Session: Developing an Academic-Community Research Partnership with Faith Communities of Color: Challenges, Rewards, and Recommendations (Society for Social Work and Research 29th Annual Conference)

Please note schedule is subject to change. All in-person and virtual presentations are in Pacific Time Zone (PST).

202 Developing an Academic-Community Research Partnership with Faith Communities of Color: Challenges, Rewards, and Recommendations

Schedule:
Saturday, January 18, 2025: 8:00 AM-9:30 AM
Jefferson A, Level 4 (Sheraton Grand Seattle)
Cluster:
Organizer:
Deborah Moon, PhD, University of Pittsburgh
Speakers/Presenters:
John Wallace, PhD, University of Pittsburgh, Aliya Durham, PhD, MSW, MPIA, University of Pittsburgh, Bailey Nichols, MSW, University of Pittsburgh, Jonathan Counts, PhD, Spottswood A.M.E. Zion Church and William Glaze, PhD, Bethany Baptist Church
African Americans are disproportionately exposed to key risk factors (e.g., poverty, neighborhood disadvantage, racial discrimination) for adverse mental health outcomes. However, they are only half as likely as their White counterparts to seek professional mental health services due to issues of access, stigma, mistrust, and lack of culturally competent providers. For many African Americans, clergy are often the first, preferred, and only source of mental health support. Despite the importance of faith communities to African American, little research and few mental health interventions explicitly incorporate clergy or faith. To address this limitation, mental health clinicians, researchers, community-engaged scholars, social work students, and African American clergy formed a research partnership called the CHURCH (Congregations as Healers United to Restore Community Health) project. The project sought to develop, implement, and evaluate an evidence-based and spiritually informed mental health training curriculum (Renew Your Mind) for African American faith leaders. RYM explicitly combines spirituality, sacred music, and traditional contexts within Black Churches (e.g., Bible studies) to promote the positive mental health of African American communities in culturally acceptable and sustainable manners.

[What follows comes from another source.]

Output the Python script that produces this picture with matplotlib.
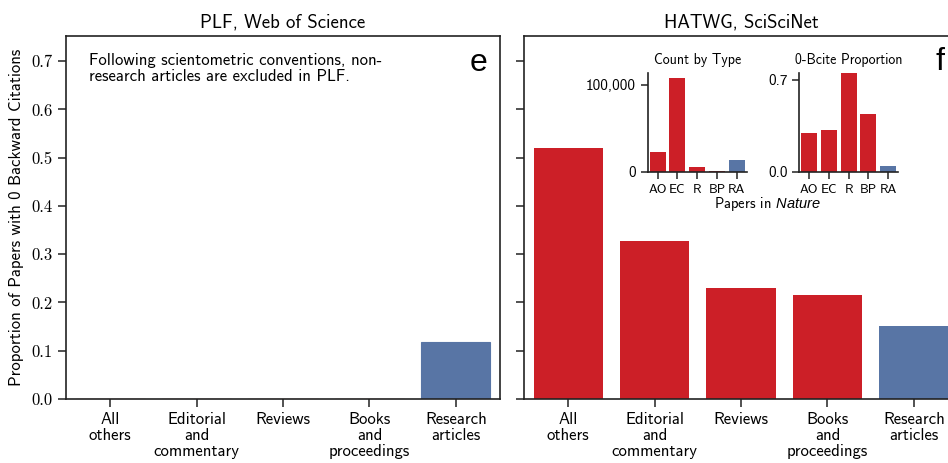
import matplotlib
matplotlib.use("Agg")
import matplotlib.pyplot as plt

# ---------------- data ----------------
categories = ["All\nothers", "Editorial\nand\ncommentary", "Reviews",
              "Books\nand\nproceedings", "Research\narticles"]
plf_values = [0.0, 0.0, 0.0, 0.0, 0.118]
hatwg_values = [0.520, 0.327, 0.230, 0.215, 0.151]

inset_labels = ["AO", "EC", "R", "BP", "RA"]
count_values = [22700, 108000, 5400, 600, 13500]
zero_bcite_values = [0.295, 0.318, 0.753, 0.440, 0.044]

main_yticks = [0.0, 0.1, 0.2, 0.3, 0.4, 0.5, 0.6, 0.7]
main_yticklabels = ["0.0", "0.1", "0.2", "0.3", "0.4", "0.5", "0.6", "0.7"]
count_yticks = [0, 100000]
count_yticklabels = ["0", "100,000"]
prop_yticks = [0.0, 0.7]
prop_yticklabels = ["0.0", "0.7"]

RED = "#CC1F27"
BLUE = "#5875A5"
colors = [RED, RED, RED, RED, BLUE]

# ---------------- style ----------------
plt.rcParams["font.family"] = ["cmss10", "DejaVu Sans"]
plt.rcParams["mathtext.fontset"] = "custom"
plt.rcParams["mathtext.it"] = "Liberation Sans:italic"
plt.rcParams["mathtext.rm"] = "Liberation Sans"
SPINE = "#222222"

W, H = 948, 463
fig = plt.figure(figsize=(W / 100, H / 100), dpi=100)


def px_axes(x0, y0, x1, y1):
    return fig.add_axes([x0 / W, (H - y1) / H, (x1 - x0) / W, (y1 - y0) / H])


ax1 = px_axes(66, 36, 500, 399)
ax2 = px_axes(524, 36, 958, 399)

xs = list(range(len(categories)))

ax1.bar(xs, plf_values, width=0.8, color=colors, edgecolor=colors, linewidth=0.8)
ax2.bar(xs, hatwg_values, width=0.8, color=colors, linewidth=0)

for ax in (ax1, ax2):
    ax.set_xlim(-0.51, 4.51)
    ax.set_ylim(0, 0.752)
    ax.set_xticks(xs, labels=categories, linespacing=1.08, fontsize=12)
    ax.set_yticks(main_yticks)
    ax.tick_params(direction="out", length=5.5, width=1.1, color=SPINE, pad=4)
    for s in ax.spines.values():
        s.set_color(SPINE)
        s.set_linewidth(1.2)

ax1.set_yticklabels(main_yticklabels, fontfamily="cmr10", fontsize=12)
ax2.set_yticklabels([])

ax1.set_ylabel("Proportion of Papers with 0 Backward Citations", fontsize=12)
ax1.yaxis.set_label_coords(-0.097, 0.5)

ax1.set_title("PLF, Web of Science", fontsize=13.5)
ax2.set_title("HATWG, SciSciNet", fontsize=13.5)

ax1.text(0.054, 0.952,
         "Following scientometric conventions, non-\nresearch articles are excluded in PLF.",
         transform=ax1.transAxes, fontsize=12, linespacing=1.03, va="top", ha="left")

ax1.text(0.972, 0.9036, "e", transform=ax1.transAxes, fontsize=23,
         family="Liberation Sans", ha="right", va="baseline")
ax2.text(0.968, 0.906, "f", transform=ax2.transAxes, fontsize=23,
         family="Liberation Sans", ha="right", va="baseline")

# ---------------- insets ----------------
in1 = px_axes(647.7, 73, 746.7, 171.7)
in2 = px_axes(799.3, 73, 898.0, 171.7)

in1.bar(xs, count_values, width=0.8, color=colors, linewidth=0)
in1.set_ylim(0, max(count_values) * 1.05)
in1.set_yticks(count_yticks, labels=count_yticklabels, fontsize=11)
in1.set_title("Count by Type", fontsize=10, pad=6.5)

in2.bar(xs, zero_bcite_values, width=0.8, color=colors, linewidth=0)
in2.set_ylim(0, 0.753)
in2.set_yticks(prop_yticks, labels=prop_yticklabels, fontsize=11)
in2.set_title("0-Bcite Proportion", fontsize=10, pad=6.5)

for ax in (in1, in2):
    ax.set_xlim(-0.5, 4.5)
    ax.set_xticks(xs, labels=inset_labels, fontsize=9.5)
    ax.spines["top"].set_visible(False)
    ax.spines["right"].set_visible(False)
    for s in ("left", "bottom"):
        ax.spines[s].set_color(SPINE)
        ax.spines[s].set_linewidth(1.2)
    ax.tick_params(direction="out", length=5, width=1.1, color=SPINE, pad=3.5)
    ax.patch.set_alpha(0)

fig.text(767 / W, (H - 208) / H, r"Papers in $\mathit{Nature}$", fontsize=10.5,
         ha="center", va="baseline")

fig.savefig("out.png", dpi=100)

Since the inception of the project in 2019, the CHURCH project team developed Renew Your Mind, built an online continuing education course targeting clinicians seeking to incorporate spirituality into mental health care, presented a workshop and a pre-conference institute at two national conferences, and published a scholarly manuscript. Graduate students and junior faculty of color with limited exposure to community-engaged research were exposed to a deep community immersion. Additionally, through this partnership, an African American pastor with an MSW degree started teaching as an adjunct professor and serving as a guest speaker in MSW classes discussing social work in faith communities, thus filling the critical gaps in social work education regarding spiritual competence. Most importantly, the project generated a support system for faculty and African American faith leaders navigating the unprecedented effects of the COVID-19 pandemic when communities of color experienced increased mental health challenges stemming from various structural issues, social isolation, trauma, and grief and loss. In 2024. the project's impact on academia and communities of color was recognized through an award for Partnerships of Distinction at the annual Community Engaged Scholarship Forum hosted by the Office of Engagement and Community Affairs at the University of Pittsburgh.

This roundtable will be co-led by researchers, clinicians, students, and African American faith leaders who participated in the CHURCH project. Panelists will discuss 1) the process and context of developing the CHURCH partnership; 2) challenges and rewards experienced along the course of partnership development and maintenance; 3) lessons learned by academic and community partners representing various identities, and 4) recommendations for researchers seeking to develop successful academic-community partnerships for impactful research, particularly in collaboration with faith communities of color for positive mental health promotion. Participants will be encouraged to share relevant experiences and engage in a dialogue about the challenges and benefits of establishing partnerships with faith communities of color as well as strategies to form successful partnerships.